Mom & baby are doing great, and Sam's big sisters love having a little brother. And holding him, of course.

Thursday, May 03, 2007

Comment of the week

"It sounds like a game where people pass around a dollar bill in a circle, and every time it passes through their hands, they think they've earned another dollar. "

Kudos to Pentamom for pointing this out. All too often, we cite aggregate economic statistics as some kind of sign of our prosperity, and in reality these statistics indicate only our poverty.

All those wages for working wives and single moms? Half to taxes, and the rest to daycare and the costs of working. All those new homes? Don't forget what percentage of them are occupied by single moms and mortaged to the hilt. You're paying to keep a lot of them occupied with welfare spending.

Bright & shiny new school? Don't forget that we're spending about an order of magnitude more per student today than a century ago--for the amazing result that a college degree confers about the same amount of knowledge as last century's 8th grade education.

Prosperity? Let's try "Potemkin Village." I'd guess we could cut the size of our economy by 20%-30% without any citizen being one iota poorer in any real sense.

What can you do to stop it? Look for ways that you can refuse to keep passing that dollar around. A great place to start is by loving your wife and paying off debt, and encouraging your friends to do the same.

Wednesday, May 02, 2007

The significance of the hireling in economics

Take a look at John 10: 7-18 to get a view of the significance of the term "hireling" in regards to the differences between a corporatist mindset and true entrepreneurial capitalism. It is doubtless true that the central message of this passage is Christ's love for His sheep, but we can nonetheless note that Christ here points out a central difference between the hired man and the owner of the sheep.

And here's an interesting note about the Cal university system refusing to accept high school transcripts if Scripture appears in textbooks. Good luck teaching civics or history with that approach, or for that matter, accurately presenting the life of Isaac Newton.

Tuesday, May 01, 2007

A definition of capitalism?

Take a gander at this one. H/T WND.

Notice that the author assumes that capitalism is corporatism--really mercantilism. It is a bitter irony that that which Adam Smith argued vociferously against--mercantilism--is being represented as what Smith advocated--free markets.
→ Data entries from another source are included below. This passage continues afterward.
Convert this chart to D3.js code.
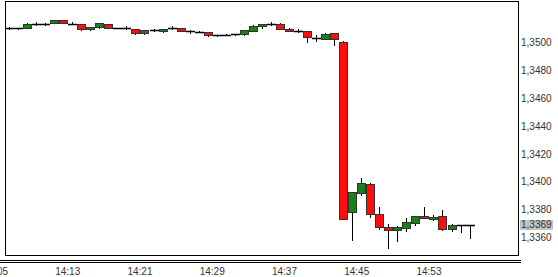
<!DOCTYPE html>
<html>
<head>
<meta charset="utf-8">
<script src="https://cdn.jsdelivr.net/npm/d3@7"></script>
<style>
  body { margin: 0; background: #fff; }
  text { font-family: "Liberation Sans", Arial, sans-serif; font-size: 10px; fill: #333; }
</style>
</head>
<body>
<div class="chart"></div>
<script>
// one-minute candles
var times = ["14:06","14:07","14:08","14:09","14:10","14:11","14:12","14:13","14:14","14:15",
  "14:16","14:17","14:18","14:19","14:20","14:21","14:22","14:23","14:24","14:25",
  "14:26","14:27","14:28","14:29","14:30","14:31","14:32","14:33","14:34","14:35",
  "14:36","14:37","14:38","14:39","14:40","14:41","14:42","14:43","14:44","14:45",
  "14:46","14:47","14:48","14:49","14:50","14:51","14:52","14:53","14:54","14:55",
  "14:56","14:57"];

var opens = [1.35105,1.35102,1.35112,1.35138,1.35138,1.35141,1.35163,1.35140,1.35134,1.35098,
  1.35112,1.35134,1.35107,1.35107,1.35098,1.35066,1.35091,1.35083,1.35103,1.35105,
  1.35088,1.35083,1.35076,1.35055,1.35057,1.35062,1.35062,1.35091,1.35124,1.35136,
  1.35134,1.35098,1.35086,1.35083,1.35035,1.35030,1.35069,1.35009,1.33781,1.33918,
  1.33985,1.33767,1.33673,1.33659,1.33666,1.33706,1.33757,1.33738,1.33753,1.33659,
  1.33690,1.33690];

var highs = [1.35112,1.35108,1.35145,1.35148,1.35141,1.35165,1.35165,1.35148,1.35138,1.35114,
  1.35143,1.35138,1.35110,1.35124,1.35100,1.35093,1.35098,1.35100,1.35124,1.35107,
  1.35091,1.35086,1.35078,1.35057,1.35062,1.35066,1.35093,1.35131,1.35138,1.35153,
  1.35145,1.35105,1.35098,1.35088,1.35055,1.35071,1.35071,1.35012,1.33928,1.34028,
  1.33994,1.33817,1.33697,1.33680,1.33738,1.33757,1.33817,1.33762,1.33798,1.33695,
  1.33693,1.33693];

var lows = [1.35098,1.35100,1.35112,1.35131,1.35131,1.35141,1.35140,1.35134,1.35095,1.35095,
  1.35110,1.35105,1.35104,1.35100,1.35066,1.35064,1.35083,1.35081,1.35100,1.35084,
  1.35069,1.35079,1.35050,1.35050,1.35055,1.35060,1.35060,1.35089,1.35105,1.35131,
  1.35098,1.35084,1.35076,1.35004,1.35016,1.35028,1.34987,1.33733,1.33582,1.33906,
  1.33745,1.33661,1.33527,1.33577,1.33647,1.33690,1.33743,1.33726,1.33657,1.33647,
  1.33637,1.33599];

var closes = [1.35105,1.35106,1.35138,1.35138,1.35136,1.35163,1.35141,1.35138,1.35098,1.35112,
  1.35141,1.35107,1.35107,1.35105,1.35069,1.35091,1.35091,1.35098,1.35105,1.35086,
  1.35083,1.35081,1.35052,1.35055,1.35059,1.35064,1.35091,1.35124,1.35136,1.35136,
  1.35100,1.35086,1.35086,1.35040,1.35035,1.35066,1.35026,1.33735,1.33925,1.33990,
  1.33767,1.33673,1.33655,1.33678,1.33709,1.33755,1.33745,1.33750,1.33659,1.33690,
  1.33690,1.33690];

var xTickLabels = ["14:05","14:13","14:21","14:29","14:37","14:45","14:53"];
var yTickValues = [1.3360,1.3380,1.3400,1.3420,1.3440,1.3460,1.3480,1.3500];

var svgWidth = 558;
var svgHeight = 277;

// plot box
var box = { left: 5.5, top: 1.5, right: 518.5, bottom: 255.5 };

var parseTime = d3.timeParse("%H:%M");

var candles = times.map(function(t, i) {
  return { t: parseTime(t), o: opens[i], h: highs[i], l: lows[i], c: closes[i] };
});

var svg = d3.select(".chart")
  .append("svg")
  .attr("width", svgWidth)
  .attr("height", svgHeight);

// scales
var xScale = d3.scaleTime()
  .domain([parseTime("14:05"), parseTime("15:00")])
  .range([-4.5, 492.15]);

var yScale = d3.scaleLinear()
  .domain([1.3360, 1.3500])
  .range([237.5, 42.9]);

var fmt = function(v) { return d3.format(".4f")(v).replace(".", ","); };

// clip for candles
svg.append("clipPath")
  .attr("id", "plotclip")
  .append("rect")
  .attr("x", box.left)
  .attr("y", box.top)
  .attr("width", box.right - box.left)
  .attr("height", box.bottom - box.top);

var plot = svg.append("g").attr("clip-path", "url(#plotclip)");

function cx(d) {
  return Math.round(xScale(d3.timeSecond.offset(d.t, 30))) + 0.5;
}

// wicks
plot.selectAll(".wick")
  .data(candles)
  .enter()
  .append("line")
  .attr("class", "wick")
  .attr("x1", cx)
  .attr("x2", cx)
  .attr("y1", d => Math.round(yScale(d.h)))
  .attr("y2", d => Math.round(yScale(d.l)) + 1)
  .attr("stroke", "#000")
  .attr("stroke-width", 1);

// bodies
var bodies = candles.filter(d => Math.abs(yScale(d.o) - yScale(d.c)) >= 1.5);
var dojis = candles.filter(d => Math.abs(yScale(d.o) - yScale(d.c)) < 1.5);

plot.selectAll(".body")
  .data(bodies)
  .enter()
  .append("rect")
  .attr("class", "body")
  .attr("x", d => cx(d) - 4)
  .attr("width", 8)
  .attr("y", d => Math.round(yScale(Math.max(d.o, d.c))) + 0.5)
  .attr("height", d => Math.round(Math.abs(yScale(d.o) - yScale(d.c))))
  .attr("fill", d => d.c >= d.o ? "#178217" : "#ff0d0d")
  .attr("stroke", "#333")
  .attr("stroke-width", 1);

plot.selectAll(".doji")
  .data(dojis)
  .enter()
  .append("line")
  .attr("class", "doji")
  .attr("x1", d => cx(d) - 4.5)
  .attr("x2", d => cx(d) + 4.5)
  .attr("y1", d => Math.round(yScale(d.c)) + 0.5)
  .attr("y2", d => Math.round(yScale(d.c)) + 0.5)
  .attr("stroke", "#000")
  .attr("stroke-width", 1.5);

// frame
svg.append("rect")
  .attr("x", box.left)
  .attr("y", box.top)
  .attr("width", box.right - box.left)
  .attr("height", box.bottom - box.top)
  .attr("fill", "none")
  .attr("stroke", "#000");

// double rule under the plot
[260.5, 262.5].forEach(function(yy) {
  svg.append("line")
    .attr("x1", 0).attr("x2", 521)
    .attr("y1", yy).attr("y2", yy)
    .attr("stroke", "#000");
});

// y labels on the right
svg.selectAll(".ylab")
  .data(yTickValues)
  .enter()
  .append("text")
  .attr("class", "ylab")
  .attr("x", 521)
  .attr("y", d => yScale(d))
  .attr("dy", "0.35em")
  .text(fmt);

// last price marker
var last = candles[candles.length - 1];
svg.append("rect")
  .attr("x", 520)
  .attr("y", yScale(last.c) - 5)
  .attr("width", 33)
  .attr("height", 10)
  .attr("fill", "#c3c3c3");
svg.append("text")
  .attr("x", 521)
  .attr("y", yScale(last.c))
  .attr("dy", "0.35em")
  .text(fmt(last.c));

// x labels
svg.selectAll(".xlab")
  .data(xTickLabels)
  .enter()
  .append("text")
  .attr("class", "xlab")
  .attr("x", d => xScale(parseTime(d)))
  .attr("y", 271)
  .attr("dy", "0.35em")
  .attr("text-anchor", "middle")
  .text(d => d);
</script>
</body>
</html>
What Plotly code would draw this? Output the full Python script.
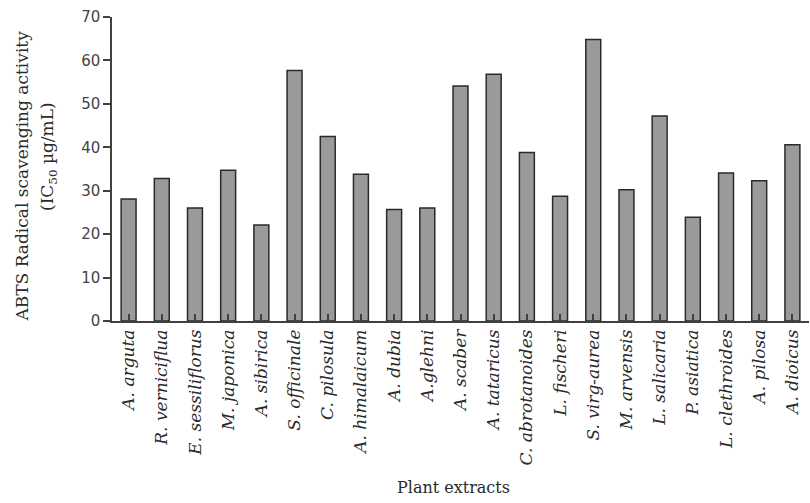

And again, it doesn't help that executive hirelings often characterize themselves as entrepreneurs.

A common misconception

Larger text provided via recommendation of Shawn. :^)

One of the most infuriating things for an aspiring capitalist pig like myself is the fact that far too many people confuse capitalism--and free markets--with mercantalism and other variants of fascism, the "bundling" of the state and private enterprise.

One of the chief ways that the debate is misrepresented is when the managerial class presents itself as entrepreneurs or "bourgeois pigs." Let's compare the historical "bourgeoisie" with the modern manager and see if this holds.

The historic root of the word "bourgeois" is the French word for "castle," "bourg." The Bourgeoisie were those who conducted their business nearly in the shadow of the prince's castle, and their needs from the prince were few; protection from those who would steal their livelihood being chief. In putting their own resources (capital) at risk, they transformed medieval Europe.

In contrast, corporate managers are "hirelings", using the company's resources to reduce risk, preserve market share and too often to extract favors from government. This should not surprise us; the very core of socialism and fascism is, of course, the idea that someone else ought to manage our lives for us.